Reproduce the data below in full and exclude every picture.
* START Collected data *
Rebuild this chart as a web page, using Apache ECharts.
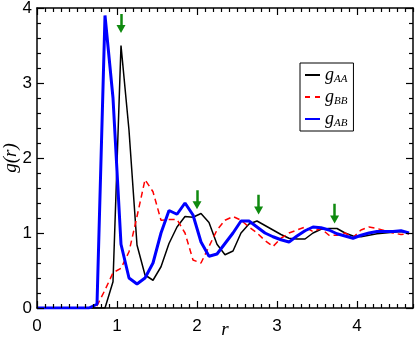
<!DOCTYPE html>
<html>
<head>
<meta charset="utf-8">
<script src="https://cdn.jsdelivr.net/npm/echarts@6/dist/echarts.min.js"></script>
<style>
  html, body { margin: 0; padding: 0; background: #fff; }
  #chart { width: 415px; height: 339px; }
</style>
</head>
<body>
<div id="chart"></div>
<script>
// r values (bin centres) shared by all three curves
const rValues = [0, 0.65, 0.75, 0.85, 0.95, 1.05, 1.15, 1.25, 1.35, 1.45, 1.55, 1.65, 1.75, 1.85, 1.95,
    2.05, 2.15, 2.25, 2.35, 2.45, 2.55, 2.65, 2.75, 2.85, 2.95, 3.05, 3.15, 3.25, 3.35, 3.45,
    3.55, 3.65, 3.75, 3.85, 3.95, 4.05, 4.15, 4.25, 4.35, 4.45, 4.55, 4.65];
const gAA = [0, 0, 0, 0, 0.35, 3.5, 2.37, 0.84, 0.44, 0.37, 0.55, 0.86, 1.08, 1.22, 1.21,
    1.26, 1.14, 0.85, 0.71, 0.76, 1.0, 1.12, 1.16, 1.1, 1.04, 0.98, 0.93, 0.92, 0.92, 1.0,
    1.05, 1.06, 1.06, 1.0, 0.96, 0.95, 0.97, 0.99, 1.0, 1.01, 1.02, 1.0];
const gBB = [0, 0, 0.03, 0.24, 0.47, 0.53, 0.75, 1.22, 1.71, 1.55, 1.17, 1.18, 1.18, 1.0, 0.64,
    0.6, 0.82, 1.04, 1.17, 1.22, 1.17, 1.08, 1.0, 0.9, 0.82, 0.93, 1.0, 1.04, 1.08, 1.02,
    1.06, 0.97, 0.97, 1.0, 0.94, 1.04, 1.08, 1.06, 1.03, 1.0, 0.98, 0.99];
const gAB = [0, 0, 0.05, 3.9, 2.8, 0.85, 0.4, 0.32, 0.4, 0.6, 1.0, 1.3, 1.25, 1.4, 1.24,
    0.88, 0.69, 0.72, 0.86, 1.0, 1.16, 1.16, 1.08, 1.0, 0.95, 0.91, 0.88, 0.96, 1.03, 1.08,
    1.07, 1.04, 0.99, 0.96, 0.93, 0.97, 1.0, 1.02, 1.02, 1.02, 1.03, 1.0];

// green arrows marking peaks
const arrowR = [1.05, 2.0, 2.77, 3.72];
const arrowTop = [3.92, 1.57, 1.51, 1.39];
const arrowEnd = [3.72, 1.37, 1.3, 1.18];

const xTicks = { min: 0, max: 4.7, interval: 1, minorSplit: 10 };
const yTicks = { min: 0, max: 4, interval: 1, minorSplit: 5 };

const W = 415, H = 339;
const grid = { left: 37, right: 2, top: 8, bottom: 31 };
const pxPerX = (W - grid.left - grid.right) / (xTicks.max - xTicks.min);
const pxPerY = (H - grid.top - grid.bottom) / (yTicks.max - yTicks.min);

function pairs(vals) {
    return rValues.map((r, i) => [r, vals[i]]);
}

// tick values along an axis: [value, major?]
function tickList(t) {
    const step = t.interval / t.minorSplit;
    const out = [];
    for (let k = 0; t.min + k * step <= t.max + 1e-9; k++) {
        const v = Math.round((t.min + k * step) * 1000) / 1000;
        const q = v / t.interval;
        out.push([v, Math.abs(q - Math.round(q)) < 1e-6]);
    }
    return out;
}

// inward frame ticks on all four sides, as markLine segments in data coordinates
function frameTickLines() {
    const lines = [];
    tickList(xTicks).forEach(([v, major]) => {
        const d = (major ? 7 : 4) / pxPerY;
        lines.push([{ coord: [v, yTicks.min] }, { coord: [v, yTicks.min + d] }]);
        lines.push([{ coord: [v, yTicks.max] }, { coord: [v, yTicks.max - d] }]);
    });
    tickList(yTicks).forEach(([v, major]) => {
        const d = (major ? 7 : 4) / pxPerX;
        lines.push([{ coord: [xTicks.min, v] }, { coord: [xTicks.min + d, v] }]);
        lines.push([{ coord: [xTicks.max, v] }, { coord: [xTicks.max - d, v] }]);
    });
    return lines;
}

const chart = echarts.init(document.getElementById('chart'));

function frameAxis(ticks, pos, extra) {
    return Object.assign({
        type: 'value', position: pos,
        min: ticks.min, max: ticks.max, interval: ticks.interval,
        axisLine: { show: true, onZero: false, lineStyle: { color: '#000', width: 1.5 } },
        axisTick: { show: false },
        splitLine: { show: false },
        axisLabel: { show: false }
    }, extra || {});
}

const labelFont = { color: '#000', fontSize: 17, fontFamily: 'Liberation Sans' };
const nameFont = { fontFamily: 'Liberation Serif', fontStyle: 'italic', fontSize: 19, color: '#000' };

const option = {
    animation: false,
    grid: Object.assign({ containLabel: false, outerBoundsMode: 'none' }, grid),
    xAxis: [
        frameAxis(xTicks, 'bottom', {
            axisLabel: Object.assign({ show: true, showMaxLabel: false, margin: 10 }, labelFont),
            name: 'r', nameLocation: 'middle', nameGap: 12, nameMoveOverlap: false, nameTextStyle: nameFont
        }),
        frameAxis(xTicks, 'top')
    ],
    yAxis: [
        frameAxis(yTicks, 'left', {
            axisLabel: Object.assign({ show: true, margin: 5 }, labelFont),
            name: 'g(r)', nameLocation: 'middle', nameGap: 17, nameMoveOverlap: false, nameTextStyle: nameFont
        }),
        frameAxis(yTicks, 'right')
    ],
    legend: {
        left: 300, top: 63, orient: 'vertical',
        borderColor: '#000', borderWidth: 1, borderRadius: 0,
        padding: [2, 6, 2, 4], itemGap: 2, itemWidth: 15, itemHeight: 10,
        data: [
            { name: 'gAA' },
            { name: 'gBB', lineStyle: { type: [5, 5] } },
            { name: 'gAB' }
        ],
        itemStyle: { color: 'rgba(0,0,0,0)', borderWidth: 0, opacity: 0 },
        formatter: function (name) {
            return '{g|g}{s|' + name.slice(1) + '}';
        },
        textStyle: {
            rich: {
                g: { fontFamily: 'Liberation Serif', fontStyle: 'italic', fontSize: 18, color: '#000', lineHeight: 20 },
                s: { fontFamily: 'Liberation Serif', fontStyle: 'italic', fontSize: 11, color: '#000',
                     padding: [9, 0, 0, 0], lineHeight: 20 }
            }
        }
    },
    series: [
        {
            name: 'gAA', type: 'line', data: pairs(gAA), showSymbol: false, symbol: 'none',
            lineStyle: { color: '#000', width: 1.5 }, itemStyle: { color: '#000' },
            markLine: {
                silent: true, animation: false,
                symbol: ['none', 'none'],
                label: { show: false },
                lineStyle: { color: '#000', width: 1.2, type: 'solid' },
                emphasis: { disabled: true },
                data: frameTickLines()
            }
        },
        {
            name: 'gBB', type: 'line', data: pairs(gBB), showSymbol: false, symbol: 'none',
            lineStyle: { color: '#ff0000', width: 1.5, type: [6, 4] }, itemStyle: { color: '#ff0000' }
        },
        {
            name: 'gAB', type: 'line', data: pairs(gAB), showSymbol: false, symbol: 'none',
            lineStyle: { color: '#0000ff', width: 3 }, itemStyle: { color: '#0000ff' },
            markLine: {
                silent: true, animation: false,
                symbol: ['none', 'triangle'], symbolSize: [9, 8],
                label: { show: false },
                lineStyle: { color: '#0f8a0f', width: 2.5, type: 'solid' },
                data: arrowR.map((r, i) => [{ coord: [r, arrowTop[i]] }, { coord: [r, arrowEnd[i]] }])
            }
        }
    ]
};
chart.setOption(option);
</script>
</body>
</html>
* END Collected data *
(Solution to the exercise):
Rebuild this chart as a web page, using Apache ECharts.
<!DOCTYPE html>
<html>
<head>
<meta charset="utf-8">
<script src="https://cdn.jsdelivr.net/npm/echarts@6/dist/echarts.min.js"></script>
<style>
  html, body { margin: 0; padding: 0; background: #fff; }
  #chart { width: 415px; height: 339px; }
</style>
</head>
<body>
<div id="chart"></div>
<script>
// r values (bin centres) shared by all three curves
const rValues = [0, 0.65, 0.75, 0.85, 0.95, 1.05, 1.15, 1.25, 1.35, 1.45, 1.55, 1.65, 1.75, 1.85, 1.95,
    2.05, 2.15, 2.25, 2.35, 2.45, 2.55, 2.65, 2.75, 2.85, 2.95, 3.05, 3.15, 3.25, 3.35, 3.45,
    3.55, 3.65, 3.75, 3.85, 3.95, 4.05, 4.15, 4.25, 4.35, 4.45, 4.55, 4.65];
const gAA = [0, 0, 0, 0, 0.35, 3.5, 2.37, 0.84, 0.44, 0.37, 0.55, 0.86, 1.08, 1.22, 1.21,
    1.26, 1.14, 0.85, 0.71, 0.76, 1.0, 1.12, 1.16, 1.1, 1.04, 0.98, 0.93, 0.92, 0.92, 1.0,
    1.05, 1.06, 1.06, 1.0, 0.96, 0.95, 0.97, 0.99, 1.0, 1.01, 1.02, 1.0];
const gBB = [0, 0, 0.03, 0.24, 0.47, 0.53, 0.75, 1.22, 1.71, 1.55, 1.17, 1.18, 1.18, 1.0, 0.64,
    0.6, 0.82, 1.04, 1.17, 1.22, 1.17, 1.08, 1.0, 0.9, 0.82, 0.93, 1.0, 1.04, 1.08, 1.02,
    1.06, 0.97, 0.97, 1.0, 0.94, 1.04, 1.08, 1.06, 1.03, 1.0, 0.98, 0.99];
const gAB = [0, 0, 0.05, 3.9, 2.8, 0.85, 0.4, 0.32, 0.4, 0.6, 1.0, 1.3, 1.25, 1.4, 1.24,
    0.88, 0.69, 0.72, 0.86, 1.0, 1.16, 1.16, 1.08, 1.0, 0.95, 0.91, 0.88, 0.96, 1.03, 1.08,
    1.07, 1.04, 0.99, 0.96, 0.93, 0.97, 1.0, 1.02, 1.02, 1.02, 1.03, 1.0];

// green arrows marking peaks
const arrowR = [1.05, 2.0, 2.77, 3.72];
const arrowTop = [3.92, 1.57, 1.51, 1.39];
const arrowEnd = [3.72, 1.37, 1.3, 1.18];

const xTicks = { min: 0, max: 4.7, interval: 1, minorSplit: 10 };
const yTicks = { min: 0, max: 4, interval: 1, minorSplit: 5 };

const W = 415, H = 339;
const grid = { left: 37, right: 2, top: 8, bottom: 31 };
const pxPerX = (W - grid.left - grid.right) / (xTicks.max - xTicks.min);
const pxPerY = (H - grid.top - grid.bottom) / (yTicks.max - yTicks.min);

function pairs(vals) {
    return rValues.map((r, i) => [r, vals[i]]);
}

// tick values along an axis: [value, major?]
function tickList(t) {
    const step = t.interval / t.minorSplit;
    const out = [];
    for (let k = 0; t.min + k * step <= t.max + 1e-9; k++) {
        const v = Math.round((t.min + k * step) * 1000) / 1000;
        const q = v / t.interval;
        out.push([v, Math.abs(q - Math.round(q)) < 1e-6]);
    }
    return out;
}

// inward frame ticks on all four sides, as markLine segments in data coordinates
function frameTickLines() {
    const lines = [];
    tickList(xTicks).forEach(([v, major]) => {
        const d = (major ? 7 : 4) / pxPerY;
        lines.push([{ coord: [v, yTicks.min] }, { coord: [v, yTicks.min + d] }]);
        lines.push([{ coord: [v, yTicks.max] }, { coord: [v, yTicks.max - d] }]);
    });
    tickList(yTicks).forEach(([v, major]) => {
        const d = (major ? 7 : 4) / pxPerX;
        lines.push([{ coord: [xTicks.min, v] }, { coord: [xTicks.min + d, v] }]);
        lines.push([{ coord: [xTicks.max, v] }, { coord: [xTicks.max - d, v] }]);
    });
    return lines;
}

const chart = echarts.init(document.getElementById('chart'));

function frameAxis(ticks, pos, extra) {
    return Object.assign({
        type: 'value', position: pos,
        min: ticks.min, max: ticks.max, interval: ticks.interval,
        axisLine: { show: true, onZero: false, lineStyle: { color: '#000', width: 1.5 } },
        axisTick: { show: false },
        splitLine: { show: false },
        axisLabel: { show: false }
    }, extra || {});
}

const labelFont = { color: '#000', fontSize: 17, fontFamily: 'Liberation Sans' };
const nameFont = { fontFamily: 'Liberation Serif', fontStyle: 'italic', fontSize: 19, color: '#000' };

const option = {
    animation: false,
    grid: Object.assign({ containLabel: false, outerBoundsMode: 'none' }, grid),
    xAxis: [
        frameAxis(xTicks, 'bottom', {
            axisLabel: Object.assign({ show: true, showMaxLabel: false, margin: 10 }, labelFont),
            name: 'r', nameLocation: 'middle', nameGap: 12, nameMoveOverlap: false, nameTextStyle: nameFont
        }),
        frameAxis(xTicks, 'top')
    ],
    yAxis: [
        frameAxis(yTicks, 'left', {
            axisLabel: Object.assign({ show: true, margin: 5 }, labelFont),
            name: 'g(r)', nameLocation: 'middle', nameGap: 17, nameMoveOverlap: false, nameTextStyle: nameFont
        }),
        frameAxis(yTicks, 'right')
    ],
    legend: {
        left: 300, top: 63, orient: 'vertical',
        borderColor: '#000', borderWidth: 1, borderRadius: 0,
        padding: [2, 6, 2, 4], itemGap: 2, itemWidth: 15, itemHeight: 10,
        data: [
            { name: 'gAA' },
            { name: 'gBB', lineStyle: { type: [5, 5] } },
            { name: 'gAB' }
        ],
        itemStyle: { color: 'rgba(0,0,0,0)', borderWidth: 0, opacity: 0 },
        formatter: function (name) {
            return '{g|g}{s|' + name.slice(1) + '}';
        },
        textStyle: {
            rich: {
                g: { fontFamily: 'Liberation Serif', fontStyle: 'italic', fontSize: 18, color: '#000', lineHeight: 20 },
                s: { fontFamily: 'Liberation Serif', fontStyle: 'italic', fontSize: 11, color: '#000',
                     padding: [9, 0, 0, 0], lineHeight: 20 }
            }
        }
    },
    series: [
        {
            name: 'gAA', type: 'line', data: pairs(gAA), showSymbol: false, symbol: 'none',
            lineStyle: { color: '#000', width: 1.5 }, itemStyle: { color: '#000' },
            markLine: {
                silent: true, animation: false,
                symbol: ['none', 'none'],
                label: { show: false },
                lineStyle: { color: '#000', width: 1.2, type: 'solid' },
                emphasis: { disabled: true },
                data: frameTickLines()
            }
        },
        {
            name: 'gBB', type: 'line', data: pairs(gBB), showSymbol: false, symbol: 'none',
            lineStyle: { color: '#ff0000', width: 1.5, type: [6, 4] }, itemStyle: { color: '#ff0000' }
        },
        {
            name: 'gAB', type: 'line', data: pairs(gAB), showSymbol: false, symbol: 'none',
            lineStyle: { color: '#0000ff', width: 3 }, itemStyle: { color: '#0000ff' },
            markLine: {
                silent: true, animation: false,
                symbol: ['none', 'triangle'], symbolSize: [9, 8],
                label: { show: false },
                lineStyle: { color: '#0f8a0f', width: 2.5, type: 'solid' },
                data: arrowR.map((r, i) => [{ coord: [r, arrowTop[i]] }, { coord: [r, arrowEnd[i]] }])
            }
        }
    ]
};
chart.setOption(option);
</script>
</body>
</html>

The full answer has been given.